Dr. George W. Crile, a native of Chili, led a group of four Ohio physicians who founded the Cleveland Clinic in 1921. Dr. Crile also founded the American College of Surgeons, the renowned professional organization that helps assure high quality surgical care throughout the country. They agreed to practice medicine together as a team, pooling their knowledge and resources to provide patients with better health care. It was one of the world’s first group practices, an approach to delivery of health care that became increasingly popular.
The Cleveland Clinic, located in Cleveland, Ohio, is a not-for-profit multispecialty academic medical center that integrates clinical and hospital care with research and education. The Cleveland Clinic was founded in 1921 by four renowned physicians with a vision of providing outstanding patient care based upon the principles of cooperation, compassion and innovation. U.S. News & World Report consistently names The Cleveland Clinic as one of the nation's best hospitals in its annual "America's Best Hospitals" survey. Approximately 1,500 full-time salaried physicians at The Cleveland Clinic and Cleveland Clinic Florida represent more than 100 medical specialties and subspecialties. In 2004, patients came for treatment from every state and 100 countries.
In addition to providing patient care, the Cleveland Clinic trains new physicians in one of the world’s biggest freestanding medical education programs. That role will expand in the future, with the opening of a medical school jointly created by the Clinic and Case Western Reserve University. The Cleveland Clinic Lerner College of Medicine of Case Western Reserve University will emphasize training physicians who plan to become medical researchers and doctors interested in both treating patients and doing medical research.
The combined emphasis on treatment and research was one of the guiding lights for the Clinic’s founders. Through the years, the Cleveland Clinic has bee a world leader in medical breakthroughs, including many that involve cardiovascular disease and cancer, the leading causes of death in the United States.
In the 1940s and 1950s, for instance, Dr. Irvine H. Page made a series of major discoveries that established high blood pressure as a major risk factor for heart attacks and stroke. Dr. George Crile Jr. in the 1950s pioneered new "conservative" surgical techniques for treating breast cancer, achieving the same results with less disfiguring therapies than the then-standard radical mastectomy. George Phalen identified carpal tunnel syndrome, a painful disorder that affects workers whose jobs involve repetitive wrist and hand movements. D. Rupert Turnbull Jr. developed the "no touch" technique to isolate diseased tissue, thus preventing the spread of cancer cells during surgery for colon cancer. It greatly reduced the death rates after colorectal surgery.

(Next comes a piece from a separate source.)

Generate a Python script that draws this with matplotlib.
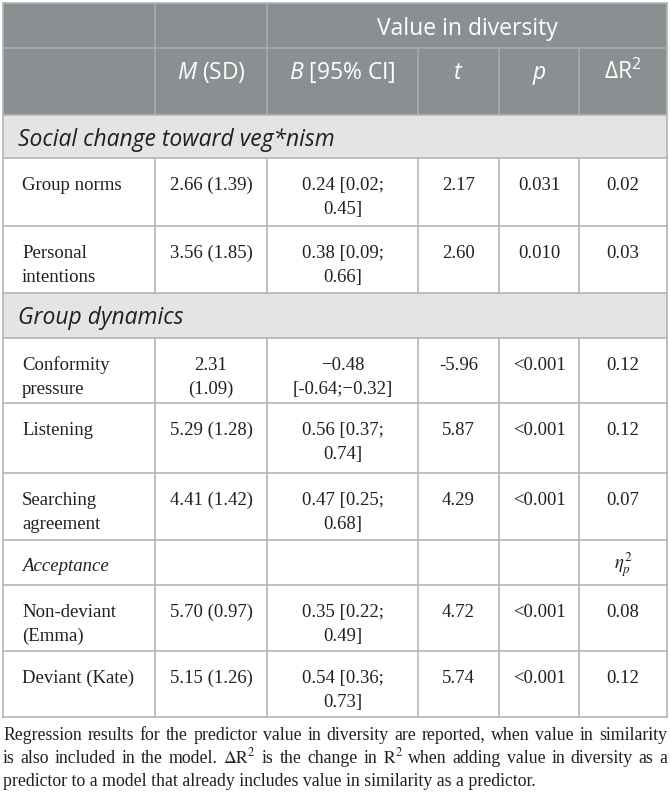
import matplotlib.pyplot as plt
from matplotlib.patches import Rectangle

plt.rcParams['mathtext.fontset'] = 'custom'
plt.rcParams['mathtext.rm'] = 'Open Sans'
plt.rcParams['mathtext.it'] = 'Open Sans:italic'

# table content
top_header = "Value in diversity"
col_heads = ["", "$M$ (SD)", "$B$ [95% CI]", "$t$", "$p$", r"Δ$\mathrm{R}^2$"]
sections = ["Social change toward veg*nism", "Group dynamics"]
sub_heading = "Acceptance"
sub_stat = r"$\eta_p^2$"

labels = [["Group norms"], ["Personal", "intentions"], ["Conformity", "pressure"],
          ["Listening"], ["Searching", "agreement"], ["Non-deviant", "(Emma)"],
          ["Deviant (Kate)"]]
means = [["2.66 (1.39)"], ["3.56 (1.85)"], ["2.31", "(1.09)"], ["5.29 (1.28)"],
         ["4.41 (1.42)"], ["5.70 (0.97)"], ["5.15 (1.26)"]]
b_ci = [["0.24 [0.02;", "0.45]"], ["0.38 [0.09;", "0.66]"], ["\u22120.48", "[-0.64;\u22120.32]"],
        ["0.56 [0.37;", "0.74]"], ["0.47 [0.25;", "0.68]"], ["0.35 [0.22;", "0.49]"],
        ["0.54 [0.36;", "0.73]"]]
t_vals = ["2.17", "2.60", "-5.96", "5.87", "4.29", "4.72", "5.74"]
p_vals = ["0.031", "0.010", "<0.001", "<0.001", "<0.001", "<0.001", "<0.001"]
dr2_vals = ["0.02", "0.03", "0.12", "0.12", "0.07", "0.08", "0.12"]

footnote = [
    "Regression results for the predictor value in diversity are reported, when value in similarity",
    r"is also included in the model. $\Delta\mathrm{R}^2$ is the change in $\mathrm{R}^2$ when adding value in diversity as a",
    "predictor to a model that already includes value in similarity as a predictor.",
]

# row order of the body: section, data row, sub heading
layout = [("sec", 0), ("row", 0), ("row", 1), ("sec", 1), ("row", 2), ("row", 3),
          ("row", 4), ("sub", None), ("row", 5), ("row", 6)]

col_x = [3, 155, 267, 418, 499, 579, 667]
row_y = [3, 48, 115, 158, 226, 293, 338, 403, 473, 540, 585, 651, 717]

head_bg = "#8a8f91"
head_line = "#a9adaf"
sec_bg = "#e3e4e4"
grid = "#b5b5b5"
ink = "#231f20"

fig = plt.figure(figsize=(6.7, 7.97), dpi=100)
ax = fig.add_axes([0, 0, 1, 1])
ax.set_xlim(0, 670)
ax.set_ylim(797, 0)
ax.axis("off")

serif = "Liberation Serif"
sans = "Open Sans"
body_fs = 13.5
head_fs = 16.5
foot_fs = 12.8

# header block
ax.add_patch(Rectangle((col_x[0], row_y[0]), col_x[-1] - col_x[0], row_y[2] - row_y[0],
                       facecolor=head_bg, edgecolor="none", zorder=0))
ax.plot([col_x[0], col_x[-1]], [row_y[1], row_y[1]], color=head_line, lw=1.2)
for x in col_x[1:3]:
    ax.plot([x, x], [row_y[0], row_y[2]], color=head_line, lw=1.2)
for x in col_x[3:6]:
    ax.plot([x, x], [row_y[1], row_y[2]], color=head_line, lw=1.2)
ax.text((col_x[2] + col_x[-1]) / 2, row_y[0] + 32, top_header, color="white",
        fontsize=head_fs, family=sans, ha="center", va="baseline")
for i, h in enumerate(col_heads):
    if h:
        ax.text((col_x[i] + col_x[i + 1]) / 2, row_y[1] + 31, h, color="white",
                fontsize=head_fs, family=sans, ha="center", va="baseline")

# body rows
for k, (kind, idx) in enumerate(layout):
    top = row_y[k + 2]
    bot = row_y[k + 3]
    if kind == "sec":
        ax.add_patch(Rectangle((col_x[0], top), col_x[-1] - col_x[0], bot - top,
                               facecolor=sec_bg, edgecolor="none", zorder=0))
        ax.text(col_x[0] + 15, top + 31, sections[idx], color=ink, fontsize=head_fs,
                family=sans, style="italic", va="baseline")
        continue
    for x in col_x[1:-1]:
        ax.plot([x, x], [top, bot], color=grid, lw=1.2)
    if kind == "sub":
        ax.text(col_x[0] + 19, top + 31, sub_heading, color=ink, fontsize=body_fs,
                family=serif, style="italic", va="baseline")
        ax.text((col_x[5] + col_x[6]) / 2, top + 29, sub_stat, color=ink, fontsize=body_fs,
                math_fontfamily="stix", ha="center", va="baseline")
        continue
    cells = [labels[idx], means[idx], b_ci[idx], [t_vals[idx]], [p_vals[idx]], [dr2_vals[idx]]]
    for c, lines in enumerate(cells):
        for j, line in enumerate(lines):
            y = top + 32 + 24 * j
            if c == 0:
                ax.text(col_x[0] + 19, y, line, color=ink, fontsize=body_fs, family=serif,
                        va="baseline")
            else:
                ax.text((col_x[c] + col_x[c + 1]) / 2, y, line, color=ink, fontsize=body_fs,
                        family=serif, ha="center", va="baseline")

for y in row_y[2:]:
    ax.plot([col_x[0], col_x[-1]], [y, y], color=grid, lw=1.2)
ax.plot([col_x[0], col_x[0]], [row_y[0], row_y[-1]], color=grid, lw=1.2)
ax.plot([col_x[-1], col_x[-1]], [row_y[0], row_y[-1]], color=grid, lw=1.2)
ax.plot([col_x[0], col_x[-1]], [row_y[0], row_y[0]], color=grid, lw=1.2)

# footnote, justified like the journal page
renderer = fig.canvas.get_renderer()
foot_y = [740, 763, 786]
for n, (line, y) in enumerate(zip(footnote, foot_y)):
    if n == len(footnote) - 1:
        ax.text(col_x[0], y, line, color=ink, fontsize=foot_fs, family=serif, va="baseline")
        continue
    words = line.split(" ")
    objs = [ax.text(0, y, w, color=ink, fontsize=foot_fs, family=serif, va="baseline",
                    math_fontfamily="stix") for w in words]
    widths = [o.get_window_extent(renderer).width for o in objs]
    gap = (col_x[-1] - col_x[0] - sum(widths)) / (len(words) - 1)
    x = col_x[0]
    for o, w in zip(objs, widths):
        o.set_x(x)
        x += w + gap

fig.savefig("out.png", dpi=100)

In 1956, Dr. Donald B. Effler and Dr. Laurence K. Groves pioneered open heart surgery, stopping and restarting the heart of a 17-month-old with the aid of a heart-lung machine developed by Dr. Willem A. Kolff. Cleveland Clinic cardiologist Dr. F. Mason Sones Jr. developed coronary angiography, which allows doctors to view the heart and its vessels through moving X-rays. Angiography paved the way for the development of coronary bypass surgery and other operations to treat clogged arteries. Dr. Helen Brown had a major role in establishing high blood cholesterol as a risk factor for heart disease, and developed the world's first diet to reduce cholesterol levels.
In 1963, Drs. Ralph A. Straffon, Eugene F. Poutasse, and Willem A. Kolff performed one of the world’s first successful cadaver kidney transplants. Dr. Kolff also invented a pioneering artificial heart and in 1957 tested it successfully in a dog. It was the first implantation of an artificial heart in the Western World. Before moving to Cleveland, Dr. Kolff invented the kidney dialysis machine that today keeps 55,000 kidney failure patients alive in the United States.
In 1967, Dr. Rene Favaloro developed coronary bypass surgery, which today is one of the most frequently-performed operations in the United States. Dr. Floyd D. Loop in 1971 introduced the most important refinements in the techniques used for bypass surgery and pioneered ways of lowering the cost of hospitalization for cardiac surgery. The Cleveland Clinic started one of the nation’s first heart transplantation programs in 1968, and today is the busiest heart transplant center in the United States.
Dr. Delos M. Cosgrove pioneered aortic valvuloplasty, a procedure that allows surgeons to repair diseased heart valves. Drs. Gene H. Barnett and Donald W. Kormos develop the sonic wand, an imaging technique that allows brain surgeons to pinpoint lesions with unprecedented ease and precision.